The exercise: Retype the opening lines of the listing below, ending with the line that contains "25050, 25250, 24700]", and leave out any pictures.

Collected data:
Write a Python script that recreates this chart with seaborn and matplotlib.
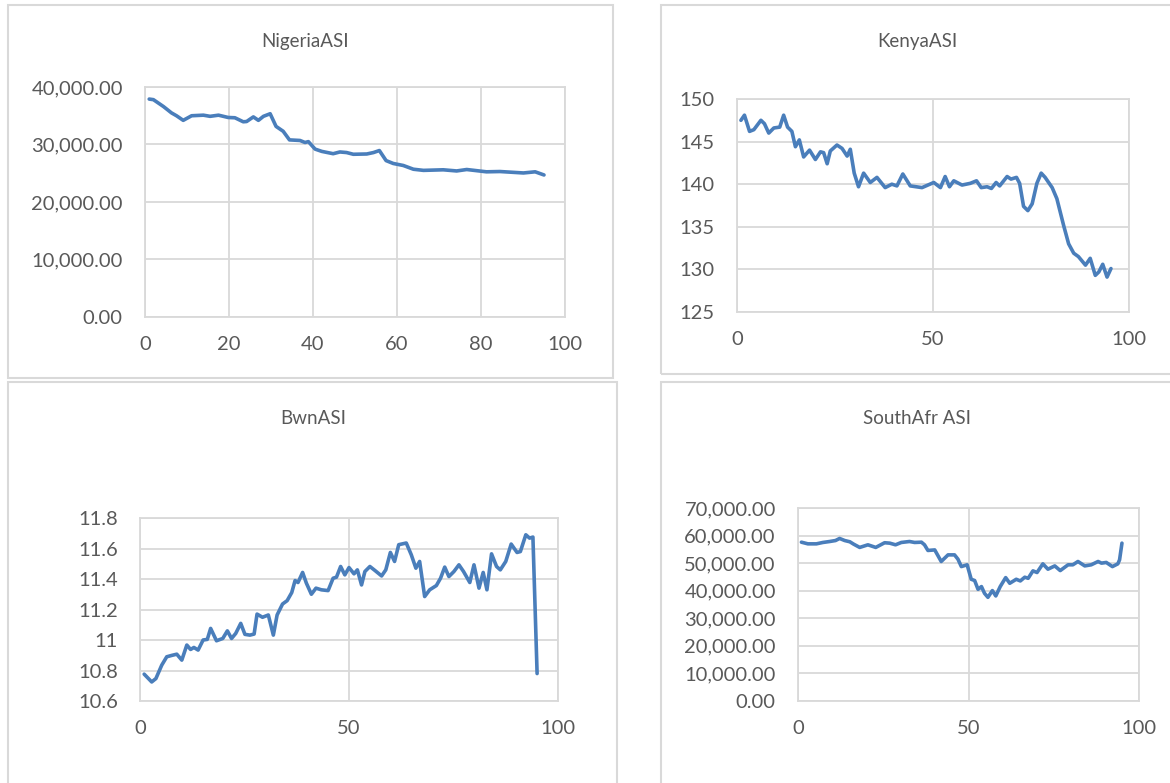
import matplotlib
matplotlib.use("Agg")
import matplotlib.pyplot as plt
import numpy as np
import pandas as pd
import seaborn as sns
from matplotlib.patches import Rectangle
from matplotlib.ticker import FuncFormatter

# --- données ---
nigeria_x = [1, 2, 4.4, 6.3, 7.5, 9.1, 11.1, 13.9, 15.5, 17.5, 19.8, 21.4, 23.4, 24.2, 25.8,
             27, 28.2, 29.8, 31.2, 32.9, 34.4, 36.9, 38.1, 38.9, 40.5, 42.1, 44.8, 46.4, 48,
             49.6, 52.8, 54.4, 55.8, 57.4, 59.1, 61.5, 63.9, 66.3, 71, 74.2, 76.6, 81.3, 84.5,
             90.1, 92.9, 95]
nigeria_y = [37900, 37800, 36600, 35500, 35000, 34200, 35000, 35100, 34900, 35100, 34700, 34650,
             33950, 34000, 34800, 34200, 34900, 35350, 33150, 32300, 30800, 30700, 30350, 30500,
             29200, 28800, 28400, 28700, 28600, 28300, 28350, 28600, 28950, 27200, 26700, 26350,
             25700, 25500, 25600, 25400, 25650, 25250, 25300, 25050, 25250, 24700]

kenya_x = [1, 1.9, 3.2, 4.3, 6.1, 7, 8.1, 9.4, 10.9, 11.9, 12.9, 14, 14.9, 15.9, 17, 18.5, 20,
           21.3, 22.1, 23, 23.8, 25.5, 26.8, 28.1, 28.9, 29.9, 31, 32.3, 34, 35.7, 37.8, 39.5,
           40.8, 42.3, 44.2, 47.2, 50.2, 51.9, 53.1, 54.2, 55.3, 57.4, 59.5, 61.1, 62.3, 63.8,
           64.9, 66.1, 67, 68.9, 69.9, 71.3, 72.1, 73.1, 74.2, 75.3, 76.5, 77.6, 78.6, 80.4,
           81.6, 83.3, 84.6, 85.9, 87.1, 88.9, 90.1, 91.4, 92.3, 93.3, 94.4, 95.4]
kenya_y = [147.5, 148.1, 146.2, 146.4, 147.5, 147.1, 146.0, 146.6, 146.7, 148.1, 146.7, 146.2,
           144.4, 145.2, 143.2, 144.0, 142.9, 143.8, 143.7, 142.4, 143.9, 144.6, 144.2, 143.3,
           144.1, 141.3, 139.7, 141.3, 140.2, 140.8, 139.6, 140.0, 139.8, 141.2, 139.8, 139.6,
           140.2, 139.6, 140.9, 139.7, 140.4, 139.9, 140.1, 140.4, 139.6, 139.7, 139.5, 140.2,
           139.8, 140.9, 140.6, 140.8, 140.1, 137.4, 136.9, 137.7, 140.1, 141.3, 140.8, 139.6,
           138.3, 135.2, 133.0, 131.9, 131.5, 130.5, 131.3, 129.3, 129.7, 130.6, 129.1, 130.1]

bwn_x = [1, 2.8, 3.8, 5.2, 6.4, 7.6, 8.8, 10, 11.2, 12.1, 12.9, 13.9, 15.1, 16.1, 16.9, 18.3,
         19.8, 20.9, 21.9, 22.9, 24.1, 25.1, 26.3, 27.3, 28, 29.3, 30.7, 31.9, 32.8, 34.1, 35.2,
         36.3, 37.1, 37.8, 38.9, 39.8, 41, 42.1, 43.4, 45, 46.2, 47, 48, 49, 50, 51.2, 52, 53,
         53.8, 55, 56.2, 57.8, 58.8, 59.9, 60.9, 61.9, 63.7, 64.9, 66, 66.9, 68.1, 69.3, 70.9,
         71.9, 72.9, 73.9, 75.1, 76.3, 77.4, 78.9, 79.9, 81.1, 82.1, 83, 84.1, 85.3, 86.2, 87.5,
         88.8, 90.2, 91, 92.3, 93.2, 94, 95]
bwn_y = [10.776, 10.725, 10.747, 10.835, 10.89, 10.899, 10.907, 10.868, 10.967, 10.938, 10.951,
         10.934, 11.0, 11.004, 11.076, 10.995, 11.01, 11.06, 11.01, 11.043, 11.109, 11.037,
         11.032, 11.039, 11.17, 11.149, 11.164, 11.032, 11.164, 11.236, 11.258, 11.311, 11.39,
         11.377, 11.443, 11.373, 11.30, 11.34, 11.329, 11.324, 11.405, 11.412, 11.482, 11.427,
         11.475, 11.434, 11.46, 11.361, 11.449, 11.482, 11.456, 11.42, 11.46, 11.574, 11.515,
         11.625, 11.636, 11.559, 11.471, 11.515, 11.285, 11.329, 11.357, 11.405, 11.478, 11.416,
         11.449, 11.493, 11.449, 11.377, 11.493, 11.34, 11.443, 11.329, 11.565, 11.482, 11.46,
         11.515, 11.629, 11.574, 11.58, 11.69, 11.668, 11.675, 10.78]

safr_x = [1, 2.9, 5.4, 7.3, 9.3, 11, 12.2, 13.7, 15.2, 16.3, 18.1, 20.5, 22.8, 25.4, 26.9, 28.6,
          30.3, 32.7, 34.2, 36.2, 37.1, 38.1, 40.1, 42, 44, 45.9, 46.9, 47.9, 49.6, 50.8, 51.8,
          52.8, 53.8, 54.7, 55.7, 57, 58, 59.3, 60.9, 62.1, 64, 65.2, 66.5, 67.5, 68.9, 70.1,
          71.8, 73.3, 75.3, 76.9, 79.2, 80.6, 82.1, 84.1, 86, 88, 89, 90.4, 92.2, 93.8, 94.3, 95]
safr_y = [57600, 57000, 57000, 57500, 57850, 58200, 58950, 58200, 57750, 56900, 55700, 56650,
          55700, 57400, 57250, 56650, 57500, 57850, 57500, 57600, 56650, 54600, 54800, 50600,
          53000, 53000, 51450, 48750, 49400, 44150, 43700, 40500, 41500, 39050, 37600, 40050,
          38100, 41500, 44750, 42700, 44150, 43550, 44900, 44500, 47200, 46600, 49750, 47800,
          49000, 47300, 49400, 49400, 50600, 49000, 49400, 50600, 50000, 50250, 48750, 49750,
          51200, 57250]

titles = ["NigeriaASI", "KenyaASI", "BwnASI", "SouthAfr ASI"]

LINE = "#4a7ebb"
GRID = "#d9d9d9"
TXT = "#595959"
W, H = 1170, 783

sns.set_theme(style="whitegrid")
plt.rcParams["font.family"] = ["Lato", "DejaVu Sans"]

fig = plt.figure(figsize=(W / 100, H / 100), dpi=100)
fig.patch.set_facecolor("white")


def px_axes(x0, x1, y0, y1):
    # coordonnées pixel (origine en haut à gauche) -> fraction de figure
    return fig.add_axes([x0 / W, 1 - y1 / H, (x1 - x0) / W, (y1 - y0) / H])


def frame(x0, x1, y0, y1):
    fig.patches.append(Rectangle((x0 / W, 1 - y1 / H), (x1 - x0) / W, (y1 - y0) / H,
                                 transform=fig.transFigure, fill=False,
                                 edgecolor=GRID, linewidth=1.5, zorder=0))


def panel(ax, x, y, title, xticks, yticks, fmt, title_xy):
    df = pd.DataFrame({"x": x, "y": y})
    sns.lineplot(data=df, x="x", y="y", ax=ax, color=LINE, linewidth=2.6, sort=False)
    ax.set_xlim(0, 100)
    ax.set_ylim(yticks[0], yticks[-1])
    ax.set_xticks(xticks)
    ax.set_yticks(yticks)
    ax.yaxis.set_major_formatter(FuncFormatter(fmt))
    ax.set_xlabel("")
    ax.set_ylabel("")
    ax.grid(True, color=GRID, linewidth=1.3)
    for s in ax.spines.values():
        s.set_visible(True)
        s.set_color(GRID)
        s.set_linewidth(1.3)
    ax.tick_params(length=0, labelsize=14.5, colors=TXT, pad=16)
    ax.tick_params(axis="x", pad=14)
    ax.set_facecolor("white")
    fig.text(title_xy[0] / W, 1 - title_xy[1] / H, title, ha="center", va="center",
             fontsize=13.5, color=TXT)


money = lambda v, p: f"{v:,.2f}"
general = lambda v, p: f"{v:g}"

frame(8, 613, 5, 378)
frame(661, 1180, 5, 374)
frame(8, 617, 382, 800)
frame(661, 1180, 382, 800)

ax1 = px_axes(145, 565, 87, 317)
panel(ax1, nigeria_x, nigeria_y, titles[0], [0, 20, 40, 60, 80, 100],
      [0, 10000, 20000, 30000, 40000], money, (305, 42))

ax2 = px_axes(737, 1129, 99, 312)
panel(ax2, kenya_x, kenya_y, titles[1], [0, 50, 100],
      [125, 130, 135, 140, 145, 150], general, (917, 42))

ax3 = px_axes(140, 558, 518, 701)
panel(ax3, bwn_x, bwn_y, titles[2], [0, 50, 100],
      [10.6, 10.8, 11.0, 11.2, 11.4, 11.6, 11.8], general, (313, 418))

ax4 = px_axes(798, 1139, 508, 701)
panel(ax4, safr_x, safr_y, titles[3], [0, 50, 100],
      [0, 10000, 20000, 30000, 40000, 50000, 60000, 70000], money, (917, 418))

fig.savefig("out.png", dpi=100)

Solution:
Write a Python script that recreates this chart with seaborn and matplotlib.
import matplotlib
matplotlib.use("Agg")
import matplotlib.pyplot as plt
import numpy as np
import pandas as pd
import seaborn as sns
from matplotlib.patches import Rectangle
from matplotlib.ticker import FuncFormatter

# --- données ---
nigeria_x = [1, 2, 4.4, 6.3, 7.5, 9.1, 11.1, 13.9, 15.5, 17.5, 19.8, 21.4, 23.4, 24.2, 25.8,
             27, 28.2, 29.8, 31.2, 32.9, 34.4, 36.9, 38.1, 38.9, 40.5, 42.1, 44.8, 46.4, 48,
             49.6, 52.8, 54.4, 55.8, 57.4, 59.1, 61.5, 63.9, 66.3, 71, 74.2, 76.6, 81.3, 84.5,
             90.1, 92.9, 95]
nigeria_y = [37900, 37800, 36600, 35500, 35000, 34200, 35000, 35100, 34900, 35100, 34700, 34650,
             33950, 34000, 34800, 34200, 34900, 35350, 33150, 32300, 30800, 30700, 30350, 30500,
             29200, 28800, 28400, 28700, 28600, 28300, 28350, 28600, 28950, 27200, 26700, 26350,
             25700, 25500, 25600, 25400, 25650, 25250, 25300, 25050, 25250, 24700]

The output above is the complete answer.